There are also risks. Experiential marketing is costly, and success depends on repeatable conversion: did the people who attended become buyers, or simply enjoy a memorable afternoon? The other question is regulatory and distribution complexity in the U.S. market — building desire is one thing; getting the product onto shelves and into glasses at scale is another. Overall, the exhibition looks like a steady-minded investment in brand equity rather than a quick growth hack.
Moutai at a glance: milestones behind the celebration
The exhibition tied two anniversaries into a single narrative thread. One marks the historic international recognition connected to the 1915 Panama-Pacific exposition — a moment the company has used to highlight its century-long story. The other is a recent, regional milestone that celebrates a decade of organized cultural outreach and commercial activity aimed at Western customers. Together the two anniversaries frame Moutai as both legacy brand and active marketer in new markets.
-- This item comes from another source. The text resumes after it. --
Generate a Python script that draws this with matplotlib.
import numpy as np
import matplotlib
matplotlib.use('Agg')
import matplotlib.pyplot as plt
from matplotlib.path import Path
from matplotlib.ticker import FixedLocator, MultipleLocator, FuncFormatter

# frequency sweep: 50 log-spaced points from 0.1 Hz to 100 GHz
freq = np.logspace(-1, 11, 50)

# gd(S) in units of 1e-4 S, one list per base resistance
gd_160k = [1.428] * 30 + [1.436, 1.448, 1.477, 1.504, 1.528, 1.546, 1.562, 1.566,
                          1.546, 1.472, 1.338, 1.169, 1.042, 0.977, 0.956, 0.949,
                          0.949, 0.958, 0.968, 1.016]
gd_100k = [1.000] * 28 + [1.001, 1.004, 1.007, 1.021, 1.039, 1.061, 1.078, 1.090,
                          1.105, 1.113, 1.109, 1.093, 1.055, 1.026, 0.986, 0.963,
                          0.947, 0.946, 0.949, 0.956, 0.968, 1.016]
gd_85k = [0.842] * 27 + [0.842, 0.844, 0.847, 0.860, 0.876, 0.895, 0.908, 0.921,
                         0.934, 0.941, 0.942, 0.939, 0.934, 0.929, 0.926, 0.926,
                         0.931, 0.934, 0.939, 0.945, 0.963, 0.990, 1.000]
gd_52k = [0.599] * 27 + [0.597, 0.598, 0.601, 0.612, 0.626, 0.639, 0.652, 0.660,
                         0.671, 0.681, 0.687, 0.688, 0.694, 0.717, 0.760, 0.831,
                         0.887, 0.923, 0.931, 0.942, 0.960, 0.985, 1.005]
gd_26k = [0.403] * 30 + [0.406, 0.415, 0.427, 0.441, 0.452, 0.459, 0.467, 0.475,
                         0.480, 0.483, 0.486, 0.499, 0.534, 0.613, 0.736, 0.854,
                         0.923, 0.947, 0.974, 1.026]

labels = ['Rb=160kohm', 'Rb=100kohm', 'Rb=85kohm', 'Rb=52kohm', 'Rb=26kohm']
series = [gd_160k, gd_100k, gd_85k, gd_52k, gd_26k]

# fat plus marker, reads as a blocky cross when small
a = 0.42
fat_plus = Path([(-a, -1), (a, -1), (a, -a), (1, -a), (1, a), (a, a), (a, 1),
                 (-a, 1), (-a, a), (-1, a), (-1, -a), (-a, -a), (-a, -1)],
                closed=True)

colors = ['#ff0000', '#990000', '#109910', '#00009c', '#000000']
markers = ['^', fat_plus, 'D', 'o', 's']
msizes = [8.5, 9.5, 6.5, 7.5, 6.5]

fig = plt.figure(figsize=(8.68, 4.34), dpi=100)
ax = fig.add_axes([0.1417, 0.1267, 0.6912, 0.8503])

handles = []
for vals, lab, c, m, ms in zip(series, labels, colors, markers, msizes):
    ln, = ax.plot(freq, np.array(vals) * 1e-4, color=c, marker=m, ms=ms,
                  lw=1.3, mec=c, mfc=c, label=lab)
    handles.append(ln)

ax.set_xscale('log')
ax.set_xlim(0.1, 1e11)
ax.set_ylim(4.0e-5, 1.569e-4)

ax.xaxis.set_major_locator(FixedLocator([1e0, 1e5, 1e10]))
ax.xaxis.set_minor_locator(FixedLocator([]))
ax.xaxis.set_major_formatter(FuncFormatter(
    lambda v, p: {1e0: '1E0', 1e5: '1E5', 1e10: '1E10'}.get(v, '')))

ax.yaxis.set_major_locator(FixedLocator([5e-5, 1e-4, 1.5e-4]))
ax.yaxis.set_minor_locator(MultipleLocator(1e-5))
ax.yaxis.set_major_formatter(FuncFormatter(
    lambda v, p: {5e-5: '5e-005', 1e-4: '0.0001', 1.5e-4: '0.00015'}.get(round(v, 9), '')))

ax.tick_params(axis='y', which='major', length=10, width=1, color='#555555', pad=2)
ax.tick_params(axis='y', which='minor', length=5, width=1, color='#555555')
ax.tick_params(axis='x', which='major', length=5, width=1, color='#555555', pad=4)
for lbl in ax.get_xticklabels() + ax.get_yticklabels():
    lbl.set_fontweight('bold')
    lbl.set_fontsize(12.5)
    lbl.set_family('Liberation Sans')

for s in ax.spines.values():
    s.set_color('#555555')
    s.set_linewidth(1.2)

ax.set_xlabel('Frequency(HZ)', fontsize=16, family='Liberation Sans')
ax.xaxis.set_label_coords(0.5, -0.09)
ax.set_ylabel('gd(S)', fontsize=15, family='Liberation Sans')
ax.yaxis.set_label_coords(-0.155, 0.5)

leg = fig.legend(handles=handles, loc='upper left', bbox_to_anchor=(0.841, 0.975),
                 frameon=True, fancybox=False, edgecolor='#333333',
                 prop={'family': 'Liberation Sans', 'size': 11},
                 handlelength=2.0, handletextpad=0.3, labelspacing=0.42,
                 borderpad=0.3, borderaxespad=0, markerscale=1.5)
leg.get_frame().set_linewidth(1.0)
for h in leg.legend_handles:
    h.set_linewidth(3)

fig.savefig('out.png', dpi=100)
Voices from the room and what comes next
Event organizers described the goal simply: to let visitors feel the depth of the story and the care behind the product. “We wanted people to see why this spirit means something beyond a bottle,” a spokesperson said at the event. Guests praised the accessible explanation of craft and the thoughtful staging; some trade attendees noted that the show made it easier to imagine listings in high-end restaurants and private clubs.
Moving forward, expect more of this form of outreach in other U.S. cities and a focus on partnerships that convert cultural interest into commercial footholds. For now, the exhibition reads as a low-hype, high-substance attempt to marry a century-old origin story with modern experiential marketing — a tidy play for a brand that trades on prestige and scarcity.